Jeff Kubiak posted this image on Twitter:
The concept of “focusing on strengths” is something that I have shared in “The Innovator’s Mindset,” and dive into deeper in my next book, “Innovate Inside the Box” (Coming out in August 2019). One of the ideas that I discuss as a “Core” element is focusing on “Learner-Driven, Evidence-Informed” classrooms. This is to suggest that when we identify student strengths and help students have the ability to recognize that themselves, the experience of school will not only become more rewarding and empowering now (while still working within constraints), it will help students not only become “prepared for the future,” but create a better world now and in the future.
A few things about the picture Jeff shared:
Finding strengths and still “doing school” does not have to be an “either-or scenario” in education. When we understand and help develop our students’ strengths and tap into them, and work the curriculum in backward from knowing your students, you can still help students find their way without ignoring the system.
Focusing on strengths does not mean you ignore weaknesses. It means that by developing the abilities in our students where they are passionate, the things that are “harder” become more tolerable in a system where students (and adults) feel valued.

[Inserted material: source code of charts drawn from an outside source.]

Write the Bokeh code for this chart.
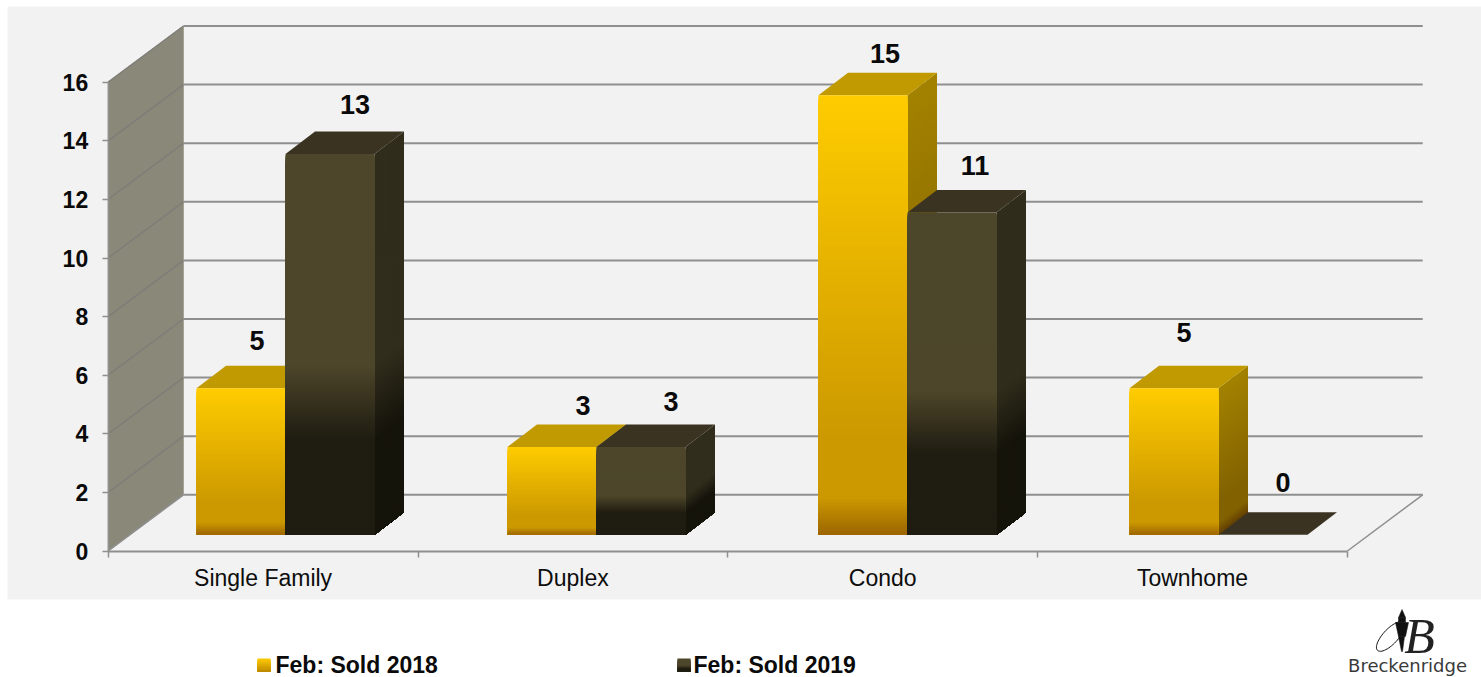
import numpy as np
from bokeh.plotting import figure
from bokeh.models import LinearAxis, FixedTicker, Range1d
from bokeh.core.properties import value
from bokeh.embed import file_html
from bokeh.resources import INLINE

categories = ["Single Family", "Duplex", "Condo", "Townhome"]
sold_2018 = [5, 3, 15, 5]
sold_2019 = [13, 3, 11, 0]
series_names = ["Feb: Sold 2018", "Feb: Sold 2019"]
y_ticks = [0, 2, 4, 6, 8, 10, 12, 14, 16]

W, H = 1481, 677
PX_X, PX_Y = 309.8, 29.3            # pixels per category / per unit
X0_PAGE, Y0_PAGE = 107.7, 550.5     # picture position of the axis origin
FONT = value("Liberation Sans")


def dx(px):
    return px / PX_X


def dy(px):
    return px / PX_Y


def page_x(px):
    return (px - X0_PAGE) / PX_X


def page_y(py):
    return (Y0_PAGE - py) / PX_Y


def mix(stops, t):
    ts = [s[0] for s in stops]
    chans = [np.interp(t, ts, [int(s[1][i:i + 2], 16) for s in stops]) for i in (1, 3, 5)]
    return "#%02x%02x%02x" % tuple(int(round(c)) for c in chans)


GOLD_FRONT = [(0, "#ffcc00"), (.78, "#cc9900"), (.915, "#cc9900"), (1, "#9c6500")]
GOLD_SIDE = [(0, "#a38200"), (.78, "#826200"), (.915, "#826200"), (1, "#644000")]
GOLD_TOP = "#c09a00"
DARK_FRONT = [(0, "#4d462a"), (.555, "#4d462a"), (.75, "#1f1c11"), (1, "#1f1c11")]
DARK_SIDE = [(0, "#312d1c"), (.555, "#312d1c"), (.75, "#15140b"), (1, "#15140b")]
DARK_TOP = "#3a3322"

WALL_DX, WALL_DY = dx(75.3), dy(56.2)
BAR_DX, BAR_DY = dx(29.5), dy(22.5)
BASE_Y = dy(16.2)
BAR_W = dx(89)
GROUP_X0 = dx(88.3)
GROUP_STEP = dx(311)

p = figure(width=W, height=H, output_backend="svg", toolbar_location=None,
           x_axis_type=None, y_axis_type=None, min_border=0,
           x_range=Range1d(page_x(0), page_x(W)),
           y_range=Range1d(page_y(H), page_y(0)))
p.outline_line_color = None
p.grid.visible = False
p.background_fill_color = "#ffffff"
p.border_fill_color = "#ffffff"

# grey panel
p.quad(left=[page_x(7)], right=[page_x(W)], top=[page_y(6)], bottom=[page_y(599)],
       fill_color="#f2f2f2", line_color=None)

# side wall
p.patch([0, WALL_DX, WALL_DX, 0], [0, WALL_DY, WALL_DY + y_ticks[-1], y_ticks[-1]],
        fill_color="#8a8878", line_color="#a3a398", line_width=1)

GRID = "#8f8f8f"
ys = np.array(y_ticks, dtype=float)
n_cat = len(categories)
# wall diagonals
p.segment(x0=[0.0] * (len(ys) - 1), y0=ys[1:], x1=[WALL_DX] * (len(ys) - 1), y1=ys[1:] + WALL_DY,
          line_color="#7e7d78", line_width=1.5)
# back wall lines
p.segment(x0=[WALL_DX] * len(ys), y0=ys + WALL_DY, x1=[n_cat + WALL_DX] * len(ys), y1=ys + WALL_DY,
          line_color=GRID, line_width=2)
# floor edges
p.segment(x0=[0.0, n_cat], y0=[0.0, 0.0], x1=[WALL_DX, n_cat + WALL_DX], y1=[WALL_DY, WALL_DY],
          line_color=GRID, line_width=1.5)


def gradient_bar(x, v, front, side, top):
    """One 3D column. Each strip runs down to the column's foot and is painted
    over the strip above it, so no seams show between them."""
    b = BASE_Y
    xr = x + BAR_W
    if v > 0:
        n = max(8, int(v * PX_Y / 2))
        starts = np.linspace(0, 1, n, endpoint=False)
        step = 1 / n
        fx, fy, fc, sx, sy, sc = [], [], [], [], [], []
        for a in starts:
            yt = b + v * (1 - a)
            fx.append([x, xr, xr, x])
            fy.append([yt, yt, b, b])
            fc.append(mix(front, a + step / 2))
            sx.append([xr, xr + BAR_DX, xr + BAR_DX, xr])
            sy.append([yt, yt + BAR_DY, b + BAR_DY, b])
            sc.append(mix(side, a + step / 2))
        p.patches(sx, sy, fill_color=sc, line_color=None)
    p.patch([x, xr, xr + BAR_DX, x + BAR_DX],
            [b + v, b + v, b + v + BAR_DY, b + v + BAR_DY],
            fill_color=top, line_color=None)
    if v > 0:
        p.patches(fx, fy, fill_color=fc, line_color=None)


for i in range(n_cat):
    x = GROUP_X0 + i * GROUP_STEP
    gradient_bar(x, sold_2018[i], GOLD_FRONT, GOLD_SIDE, GOLD_TOP)
    gradient_bar(x + BAR_W, sold_2019[i], DARK_FRONT, DARK_SIDE, DARK_TOP)

# value labels: offsets from each column's front-top centre (pixels)
LABEL_OFF_2018 = [(16, 48), (31, 41), (22, 42), (10, 56)]
LABEL_OFF_2019 = [(25, 49), (30, 45), (23, 47), (20, 52)]
lx, ly, lt = [], [], []
for i in range(n_cat):
    x = GROUP_X0 + i * GROUP_STEP
    for k, (vals, off) in enumerate(((sold_2018, LABEL_OFF_2018), (sold_2019, LABEL_OFF_2019))):
        lx.append(x + k * BAR_W + BAR_W / 2 + dx(off[i][0]))
        ly.append(BASE_Y + vals[i] + dy(off[i][1]))
        lt.append(str(vals[i]))
p.text(lx, ly, text=lt, text_font=FONT, text_font_style="bold", text_font_size="27px",
       text_align="center", text_baseline="middle", text_color="#0a0a0a")

# axes
yaxis = LinearAxis(fixed_location=0, bounds=(0, y_ticks[-1]), ticker=FixedTicker(ticks=y_ticks))
yaxis.axis_line_color = GRID
yaxis.axis_line_width = 1.5
yaxis.major_tick_line_color = GRID
yaxis.major_tick_line_width = 1.5
yaxis.major_tick_out = 6
yaxis.major_tick_in = 0
yaxis.minor_tick_line_color = None
yaxis.major_label_standoff = 14
yaxis.major_label_text_font = "Liberation Sans"
yaxis.major_label_text_font_style = "bold"
yaxis.major_label_text_font_size = "23px"
yaxis.major_label_text_color = "#0a0a0a"
p.add_layout(yaxis, "left")

centres = [i + 0.5 for i in range(n_cat)]
xaxis = LinearAxis(fixed_location=0, bounds=(0, n_cat),
                   ticker=FixedTicker(ticks=centres, minor_ticks=list(range(n_cat + 1))))
xaxis.major_label_overrides = dict(zip(centres, categories))
xaxis.axis_line_color = GRID
xaxis.axis_line_width = 2
xaxis.major_tick_line_color = None
xaxis.major_tick_out = 0
xaxis.major_tick_in = 0
xaxis.minor_tick_line_color = GRID
xaxis.minor_tick_line_width = 1.5
xaxis.minor_tick_out = 6
xaxis.minor_tick_in = 0
xaxis.major_label_standoff = 8
xaxis.major_label_text_font = "Liberation Sans"
xaxis.major_label_text_font_size = "23px"
xaxis.major_label_text_color = "#0d0d0d"
p.add_layout(xaxis, "below")

# legend
for name, left, text_left, grad in ((series_names[0], 257, 275, GOLD_FRONT),
                                    (series_names[1], 677, 693, DARK_FRONT)):
    n = 13
    edges = np.linspace(0, 1, n + 1)
    cols = [mix(grad, (a + e) / 2) for a, e in zip(edges[:-1], edges[1:])]
    p.quad(left=[page_x(left)] * n, right=[page_x(left + 13)] * n,
           top=[page_y(658 + a * 13) for a in edges[:-1]],
           bottom=[page_y(671)] * n,
           fill_color=cols, line_color=None)
    p.text([page_x(text_left)], [page_y(664)], text=[name], text_font=FONT, text_font_style="bold",
           text_font_size="23px", text_align="left", text_baseline="middle", text_color="#0a0a0a")

# logo
p.text([page_x(1407)], [page_y(665)], text=["Breckenridge"], text_font=value("DejaVu Sans"),
       text_font_size="18px", text_align="center", text_baseline="middle", text_color="#3a3a3a")
p.text([page_x(1419)], [page_y(635)], text=["B"], text_font=value("Liberation Serif"),
       text_font_style="italic", text_font_size="50px", text_align="center", text_baseline="middle",
       text_color="#222222")
lamp = [[(1395, 622), (1408, 622), (1405, 636), (1398, 636)],
        [(1398, 617), (1405, 617), (1405, 622), (1398, 622)],
        [(1398, 636), (1404, 636), (1402, 651), (1401, 651)],
        [(1398, 617), (1401.5, 609), (1405, 617)]]
p.patches([[page_x(a) for a, _ in s] for s in lamp], [[page_y(b) for _, b in s] for s in lamp],
          fill_color="#111111", line_color="#111111", line_width=0.5)
t = np.linspace(0, 2 * np.pi, 60)
ang = 0.75
ex = 1390 + 7.5 * np.cos(t) * np.cos(ang) - 19 * np.sin(t) * np.sin(ang)
ey = 636 + 7.5 * np.cos(t) * np.sin(ang) + 19 * np.sin(t) * np.cos(ang)
p.line(page_x(ex), page_y(ey), line_color="#111111", line_width=1)

open("out.html", "w").write(file_html(p, INLINE))
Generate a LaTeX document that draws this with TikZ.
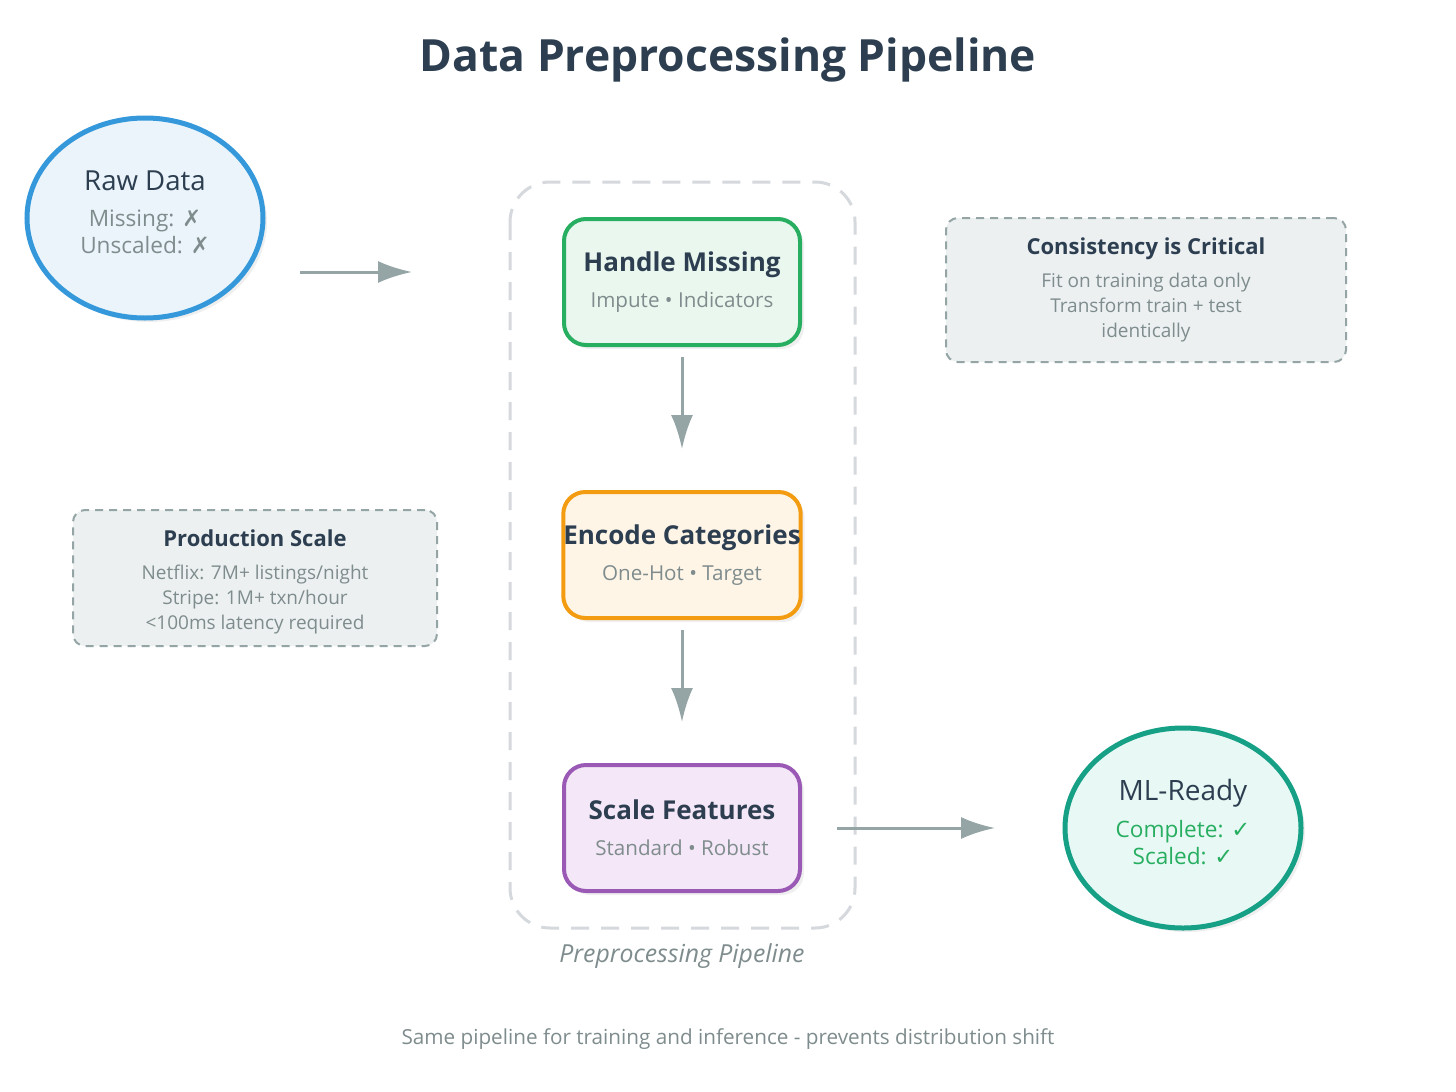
\documentclass[tikz,border=0pt]{standalone}
\usepackage{fontspec}
\setmainfont{Open Sans}
\newfontfamily\glyphfont{DejaVu Sans}
\usetikzlibrary{arrows.meta,shapes.geometric,shadows}

\definecolor{ink}{HTML}{2C3E50}
\definecolor{muted}{HTML}{7F8C8D}
\definecolor{flow}{HTML}{95A5A6}
\definecolor{rawblue}{HTML}{3498DB}
\definecolor{rawfill}{HTML}{EAF4FA}
\definecolor{missgreen}{HTML}{27AE60}
\definecolor{missfill}{HTML}{E9F7EF}
\definecolor{encorange}{HTML}{F39C12}
\definecolor{encfill}{HTML}{FEF5E7}
\definecolor{scalepurple}{HTML}{9B59B6}
\definecolor{scalefill}{HTML}{F4E7F7}
\definecolor{readyteal}{HTML}{16A085}
\definecolor{readyfill}{HTML}{E8F8F5}
\definecolor{notefill}{HTML}{ECF0F1}
\definecolor{frame}{HTML}{D5D8DC}

\newcommand{\lowstrut}{\rule[-6pt]{0pt}{6pt}}
\newcommand{\highstrut}{\rule{0pt}{12.4pt}}

\tikzset{
    blob/.style={ellipse, line width=2.5pt, minimum width=118pt, minimum height=100pt,
        align=center, font=\fontsize{11.3}{13.4}\selectfont,
        drop shadow={shadow xshift=2pt, shadow yshift=-2pt, opacity=0.12}},
    stage/.style={rectangle, rounded corners=11pt, line width=2pt, minimum width=118pt,
        minimum height=63pt, inner xsep=0pt, align=center, text=muted,
        drop shadow={shadow xshift=2pt, shadow yshift=-2pt, opacity=0.12}},
    note/.style={rectangle, rounded corners=6pt, draw=flow, fill=notefill, line width=1pt,
        dash pattern=on 4pt off 3pt, align=center, text=muted, font=\fontsize{9.5}{12.6}\selectfont},
    flowarrow/.style={draw=flow, line width=1.5pt, -{Latex[length=17pt, width=11pt]}},
}

\begin{document}
\begin{tikzpicture}[x=0.5pt, y=-0.5pt]
    \useasboundingbox[fill=white] (0,0) rectangle (1456,1092);

    % title
    \node[text=ink, font=\fontsize{22.2}{26}\selectfont\bfseries] (title) at (728,60) {Data Preprocessing Pipeline};

    % pipeline frame
    \draw[frame, line width=1.5pt, dash pattern=on 9pt off 6pt, rounded corners=20pt] (510,182) rectangle (855,928);
    \node[text=muted, font=\fontsize{12.4}{14}\selectfont\itshape] (framelabel) at (682,956) {Preprocessing Pipeline};

    % nodes (stages)
    \node[blob, draw=rawblue, fill=rawfill, text=muted] (raw) at (145,218)
        {\color{ink}\fontsize{13.8}{15}\selectfont Raw Data\\[5pt]
         Missing: {\glyphfont ✗}\\Unscaled: {\glyphfont ✗}\lowstrut};
    \node[stage, draw=missgreen, fill=missfill] (miss) at (682,282)
        {\color{ink}\fontsize{13}{15}\selectfont\bfseries Handle Missing\\[6pt]
         \fontsize{10.3}{12}\selectfont Impute • Indicators};
    \node[stage, draw=encorange, fill=encfill] (enc) at (682,555)
        {\color{ink}\fontsize{13}{15}\selectfont\bfseries Encode Categories\\[6pt]
         \fontsize{10.3}{12}\selectfont One-Hot • Target};
    \node[stage, draw=scalepurple, fill=scalefill] (scale) at (682,828)
        {\color{ink}\fontsize{13}{15}\selectfont\bfseries Scale Features\\[6pt]
         \fontsize{10.3}{12}\selectfont Standard • Robust};
    \node[blob, draw=readyteal, fill=readyfill, text=missgreen] (ready) at (1183,828)
        {\color{ink}\fontsize{14}{15}\selectfont ML-Ready\\[5pt]
         Complete: {\glyphfont ✓}\\Scaled: {\glyphfont ✓}\lowstrut};

    % notes
    \node[note, minimum width=200pt, minimum height=72pt] (consist) at (1146,290)
        {\color{ink}\fontsize{11}{13}\selectfont\bfseries Consistency is Critical\\[4pt]
         Fit on training data only\\Transform train + test\\identically};
    \node[note, minimum width=182pt, minimum height=68pt] (prod) at (255,578)
        {\color{ink}\fontsize{11}{13}\selectfont\bfseries\highstrut Production Scale\\[4pt]
         Netflix: 7M+ listings/night\\Stripe: 1M+ txn/hour\\<100ms latency required};

    % edges
    \coordinate (rawout) at (300,272);
    \coordinate (framein) at (412,272);
    \coordinate (frameout) at (837,828);
    \coordinate (readyin) at (995,828);
    \draw[flowarrow] (rawout) -- (framein); % raw -> pipeline
    \draw[flowarrow] ([yshift=-5pt]miss.south) -- ([yshift=-51pt]miss.south); % miss -> enc
    \draw[flowarrow] ([yshift=-5pt]enc.south) -- ([yshift=-51pt]enc.south); % enc -> scale
    \draw[flowarrow] (frameout) -- (readyin); % pipeline -> ready

    % footer
    \node[text=muted, font=\fontsize{10.35}{12}\selectfont] (footer) at (728,1039)
        {Same pipeline for training and inference - prevents distribution shift};

\end{tikzpicture}
\end{document}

Although we want to tap into the strengths and passions of our learners, there should be an opportunity to help expose our students to “unknowns” as well. For example, I didn’t start writing until my 30’s, but one of the reasons I love writing is because I have the opportunity to write about ideas in which I am passionate. So yes, a student might hate writing now, but if we know their strengths and tie that into the writing process, how would that help grow the process? There are so many teachers that share how they do this now, and I hope this is the same experience for my daughter in school.
This simple picture reminded how important school is in the process of developing our students, but more importantly, in empowering students to develop themselves. A simple shift to focusing on strengths can make all of the difference in the experience of school for all learners.